> What to work on: Exact reproduction of the data is required, with images excluded.

> Data block:

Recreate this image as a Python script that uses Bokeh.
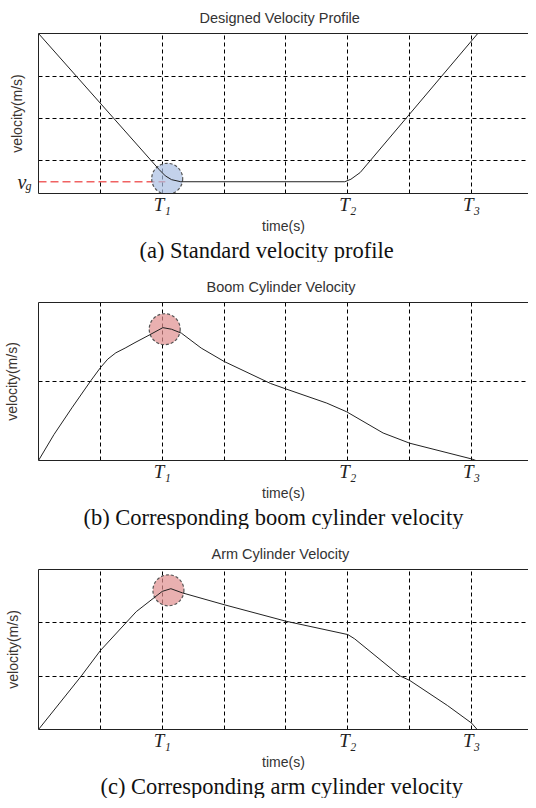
from bokeh.plotting import figure
from bokeh.models import Range1d, FixedTicker, LinearAxis, Title
from bokeh.layouts import column
from bokeh.embed import file_html
from bokeh.resources import INLINE

# ---- data (time in grid divisions, velocity in grid units) ----
t_ticks = [2, 5, 7]
t_labels = ["T\u2081", "T\u2082", "T\u2083"]
grid_x = [1, 2, 3, 4, 5, 6, 7]

time_a = [0, 1.95, 2.05, 2.15, 2.3, 4.95, 5.05, 5.2, 7.1]
vel_a = [4.03, 0.79, 0.64, 0.55, 0.5, 0.5, 0.56, 0.72, 4.03]
vg_value = 0.5
vg_line_x = [0, 2.05]
mark_a = (2.08, 0.57)

time_b = [0, 0.25, 0.54, 0.85, 1.0, 1.12, 1.25, 1.4, 1.56, 1.8, 2.01, 2.15,
          2.31, 2.63, 3.0, 3.75, 4.0, 4.66, 4.98, 5.57, 6.0, 7.0, 7.07]
vel_b = [0, 0.33, 0.67, 1.02, 1.18, 1.29, 1.37, 1.43, 1.5, 1.6, 1.69, 1.67,
         1.62, 1.43, 1.26, 0.98, 0.91, 0.73, 0.62, 0.35, 0.22, 0.02, 0]
mark_b = (2.04, 1.67)

time_c = [0, 0.69, 1.0, 1.58, 2.0, 2.14, 2.33, 3.0, 4.0, 5.0, 5.11, 5.85,
          6.0, 6.61, 7.0, 7.09]
vel_c = [0, 1.0, 1.48, 2.21, 2.59, 2.64, 2.56, 2.34, 2.03, 1.78, 1.70, 1.0,
         0.92, 0.45, 0.12, 0]
mark_c = (2.1, 2.61)

SANS = "Liberation Sans"
SERIF = "Liberation Serif"


def no_ticks(ax):
    ax.major_tick_out = 0
    ax.major_tick_in = 0
    ax.minor_tick_out = 0
    ax.minor_tick_in = 0
    ax.axis_line_color = "#222222"


def ylabel(ax, standoff):
    ax.axis_label = "velocity(m/s)"
    ax.axis_label_text_font = SANS
    ax.axis_label_text_font_size = "14px"
    ax.axis_label_text_font_style = "normal"
    ax.axis_label_text_color = "#3a3430"
    ax.axis_label_standoff = standoff


def panel(title, caption, ymin, ymax, ygrid, height, left, ylab_standoff,
          title_off, cap_off, xs, ys, mark, mark_color):
    p = figure(width=528, height=height, x_range=Range1d(0, 7.92),
               y_range=Range1d(ymin, ymax), output_backend="svg",
               toolbar_location=None, min_border_left=left,
               min_border_right=0, min_border_top=0, min_border_bottom=0,
               title=title)
    p.outline_line_color = None
    p.title.align = "left"
    p.title.text_font = SANS
    p.title.text_font_size = "14.5px"
    p.title.text_font_style = "normal"
    p.title.text_color = "#333333"
    p.title.offset = title_off
    p.title.standoff = 15

    xa = p.below[0]
    xa.ticker = FixedTicker(ticks=t_ticks)
    xa.major_label_overrides = {t: s for t, s in zip(t_ticks, t_labels)}
    xa.major_label_text_font = SERIF
    xa.major_label_text_font_style = "italic"
    xa.major_label_text_font_size = "19px"
    xa.major_label_text_color = "#222222"
    xa.major_label_standoff = 0
    no_ticks(xa)
    xa.axis_label = "time(s)"
    xa.axis_label_text_font = SANS
    xa.axis_label_text_font_size = "14px"
    xa.axis_label_text_font_style = "normal"
    xa.axis_label_text_color = "#333333"
    xa.axis_label_standoff = 0

    ya = p.left[0]
    ya.ticker = FixedTicker(ticks=[])
    ya.major_label_text_font_size = "0px"
    no_ticks(ya)
    if ylab_standoff is not None:
        ylabel(ya, ylab_standoff)

    top = LinearAxis(ticker=FixedTicker(ticks=[]),
                     major_label_text_font_size="0px")
    no_ticks(top)
    p.add_layout(top, "above")

    p.xgrid.ticker = FixedTicker(ticks=grid_x)
    p.ygrid.ticker = FixedTicker(ticks=ygrid)
    for g in (p.xgrid[0], p.ygrid[0]):
        g.grid_line_color = "black"
        g.grid_line_dash = "4 3"
        g.grid_line_width = 1
        g.grid_line_alpha = 1

    cap = Title(text=caption, align="left", text_font=SERIF,
                text_font_size="22.5px", text_font_style="normal",
                text_color="#111111", offset=cap_off, standoff=-1)
    p.add_layout(cap, "below")

    p.scatter([mark[0]], [mark[1]], size=31, fill_color=mark_color,
              fill_alpha=0.7, line_color="#555555", line_dash="3 2",
              line_width=1.2)
    p.line(xs, ys, line_color="#222222", line_width=1)
    return p


pa = panel("Designed Velocity Profile", "(a) Standard velocity profile",
           0.22, 4.03, [1, 2, 3], 262, 31, None, 161, 101,
           time_a, vel_a, mark_a, "#a9bfe2")
pa.line(vg_line_x, [vg_value, vg_value], line_color="#f06262",
        line_dash="8 4", line_width=1.4, level="underlay")
# inner left axis carries the subscript "g", outer one the italic "v"
g_tick = vg_value - 0.1
ya_in = pa.left[0]
ya_in.ticker = FixedTicker(ticks=[g_tick])
ya_in.major_label_overrides = {g_tick: "g"}
ya_in.major_label_text_font = SERIF
ya_in.major_label_text_font_style = "italic"
ya_in.major_label_text_font_size = "12px"
ya_in.major_label_text_color = "#222222"
ya_in.major_label_text_baseline = "middle"
ya_in.major_label_standoff = 7
ya_out = LinearAxis(ticker=FixedTicker(ticks=[vg_value]),
                    major_label_overrides={vg_value: "v"},
                    major_label_text_font=SERIF,
                    major_label_text_font_style="italic",
                    major_label_text_font_size="20px",
                    major_label_text_color="#222222",
                    major_label_text_baseline="middle",
                    major_label_standoff=-4)
no_ticks(ya_out)
ya_out.axis_line_color = None
ylabel(ya_out, -10)
pa.add_layout(ya_out, "left")

pb = panel("Boom Cylinder Velocity", "(b) Corresponding boom cylinder velocity",
           0, 2.01, [1], 260, 35, 19, 168, 45,
           time_b, vel_b, mark_b, "#e08f8f")

pc = panel("Arm Cylinder Velocity", "(c) Corresponding arm cylinder velocity",
           0, 3.0, [1, 2], 262, 34, 18, 173, 62,
           time_c, vel_c, mark_c, "#e08f8f")

layout = column(pa, pb, pc, spacing=7)
open("out.html", "w").write(file_html(layout, INLINE))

> Exercise result:
Recreate this image as a Python script that uses Bokeh.
from bokeh.plotting import figure
from bokeh.models import Range1d, FixedTicker, LinearAxis, Title
from bokeh.layouts import column
from bokeh.embed import file_html
from bokeh.resources import INLINE

# ---- data (time in grid divisions, velocity in grid units) ----
t_ticks = [2, 5, 7]
t_labels = ["T\u2081", "T\u2082", "T\u2083"]
grid_x = [1, 2, 3, 4, 5, 6, 7]

time_a = [0, 1.95, 2.05, 2.15, 2.3, 4.95, 5.05, 5.2, 7.1]
vel_a = [4.03, 0.79, 0.64, 0.55, 0.5, 0.5, 0.56, 0.72, 4.03]
vg_value = 0.5
vg_line_x = [0, 2.05]
mark_a = (2.08, 0.57)

time_b = [0, 0.25, 0.54, 0.85, 1.0, 1.12, 1.25, 1.4, 1.56, 1.8, 2.01, 2.15,
          2.31, 2.63, 3.0, 3.75, 4.0, 4.66, 4.98, 5.57, 6.0, 7.0, 7.07]
vel_b = [0, 0.33, 0.67, 1.02, 1.18, 1.29, 1.37, 1.43, 1.5, 1.6, 1.69, 1.67,
         1.62, 1.43, 1.26, 0.98, 0.91, 0.73, 0.62, 0.35, 0.22, 0.02, 0]
mark_b = (2.04, 1.67)

time_c = [0, 0.69, 1.0, 1.58, 2.0, 2.14, 2.33, 3.0, 4.0, 5.0, 5.11, 5.85,
          6.0, 6.61, 7.0, 7.09]
vel_c = [0, 1.0, 1.48, 2.21, 2.59, 2.64, 2.56, 2.34, 2.03, 1.78, 1.70, 1.0,
         0.92, 0.45, 0.12, 0]
mark_c = (2.1, 2.61)

SANS = "Liberation Sans"
SERIF = "Liberation Serif"


def no_ticks(ax):
    ax.major_tick_out = 0
    ax.major_tick_in = 0
    ax.minor_tick_out = 0
    ax.minor_tick_in = 0
    ax.axis_line_color = "#222222"


def ylabel(ax, standoff):
    ax.axis_label = "velocity(m/s)"
    ax.axis_label_text_font = SANS
    ax.axis_label_text_font_size = "14px"
    ax.axis_label_text_font_style = "normal"
    ax.axis_label_text_color = "#3a3430"
    ax.axis_label_standoff = standoff


def panel(title, caption, ymin, ymax, ygrid, height, left, ylab_standoff,
          title_off, cap_off, xs, ys, mark, mark_color):
    p = figure(width=528, height=height, x_range=Range1d(0, 7.92),
               y_range=Range1d(ymin, ymax), output_backend="svg",
               toolbar_location=None, min_border_left=left,
               min_border_right=0, min_border_top=0, min_border_bottom=0,
               title=title)
    p.outline_line_color = None
    p.title.align = "left"
    p.title.text_font = SANS
    p.title.text_font_size = "14.5px"
    p.title.text_font_style = "normal"
    p.title.text_color = "#333333"
    p.title.offset = title_off
    p.title.standoff = 15

    xa = p.below[0]
    xa.ticker = FixedTicker(ticks=t_ticks)
    xa.major_label_overrides = {t: s for t, s in zip(t_ticks, t_labels)}
    xa.major_label_text_font = SERIF
    xa.major_label_text_font_style = "italic"
    xa.major_label_text_font_size = "19px"
    xa.major_label_text_color = "#222222"
    xa.major_label_standoff = 0
    no_ticks(xa)
    xa.axis_label = "time(s)"
    xa.axis_label_text_font = SANS
    xa.axis_label_text_font_size = "14px"
    xa.axis_label_text_font_style = "normal"
    xa.axis_label_text_color = "#333333"
    xa.axis_label_standoff = 0

    ya = p.left[0]
    ya.ticker = FixedTicker(ticks=[])
    ya.major_label_text_font_size = "0px"
    no_ticks(ya)
    if ylab_standoff is not None:
        ylabel(ya, ylab_standoff)

    top = LinearAxis(ticker=FixedTicker(ticks=[]),
                     major_label_text_font_size="0px")
    no_ticks(top)
    p.add_layout(top, "above")

    p.xgrid.ticker = FixedTicker(ticks=grid_x)
    p.ygrid.ticker = FixedTicker(ticks=ygrid)
    for g in (p.xgrid[0], p.ygrid[0]):
        g.grid_line_color = "black"
        g.grid_line_dash = "4 3"
        g.grid_line_width = 1
        g.grid_line_alpha = 1

    cap = Title(text=caption, align="left", text_font=SERIF,
                text_font_size="22.5px", text_font_style="normal",
                text_color="#111111", offset=cap_off, standoff=-1)
    p.add_layout(cap, "below")

    p.scatter([mark[0]], [mark[1]], size=31, fill_color=mark_color,
              fill_alpha=0.7, line_color="#555555", line_dash="3 2",
              line_width=1.2)
    p.line(xs, ys, line_color="#222222", line_width=1)
    return p


pa = panel("Designed Velocity Profile", "(a) Standard velocity profile",
           0.22, 4.03, [1, 2, 3], 262, 31, None, 161, 101,
           time_a, vel_a, mark_a, "#a9bfe2")
pa.line(vg_line_x, [vg_value, vg_value], line_color="#f06262",
        line_dash="8 4", line_width=1.4, level="underlay")
# inner left axis carries the subscript "g", outer one the italic "v"
g_tick = vg_value - 0.1
ya_in = pa.left[0]
ya_in.ticker = FixedTicker(ticks=[g_tick])
ya_in.major_label_overrides = {g_tick: "g"}
ya_in.major_label_text_font = SERIF
ya_in.major_label_text_font_style = "italic"
ya_in.major_label_text_font_size = "12px"
ya_in.major_label_text_color = "#222222"
ya_in.major_label_text_baseline = "middle"
ya_in.major_label_standoff = 7
ya_out = LinearAxis(ticker=FixedTicker(ticks=[vg_value]),
                    major_label_overrides={vg_value: "v"},
                    major_label_text_font=SERIF,
                    major_label_text_font_style="italic",
                    major_label_text_font_size="20px",
                    major_label_text_color="#222222",
                    major_label_text_baseline="middle",
                    major_label_standoff=-4)
no_ticks(ya_out)
ya_out.axis_line_color = None
ylabel(ya_out, -10)
pa.add_layout(ya_out, "left")

pb = panel("Boom Cylinder Velocity", "(b) Corresponding boom cylinder velocity",
           0, 2.01, [1], 260, 35, 19, 168, 45,
           time_b, vel_b, mark_b, "#e08f8f")

pc = panel("Arm Cylinder Velocity", "(c) Corresponding arm cylinder velocity",
           0, 3.0, [1, 2], 262, 34, 18, 173, 62,
           time_c, vel_c, mark_c, "#e08f8f")

layout = column(pa, pb, pc, spacing=7)
open("out.html", "w").write(file_html(layout, INLINE))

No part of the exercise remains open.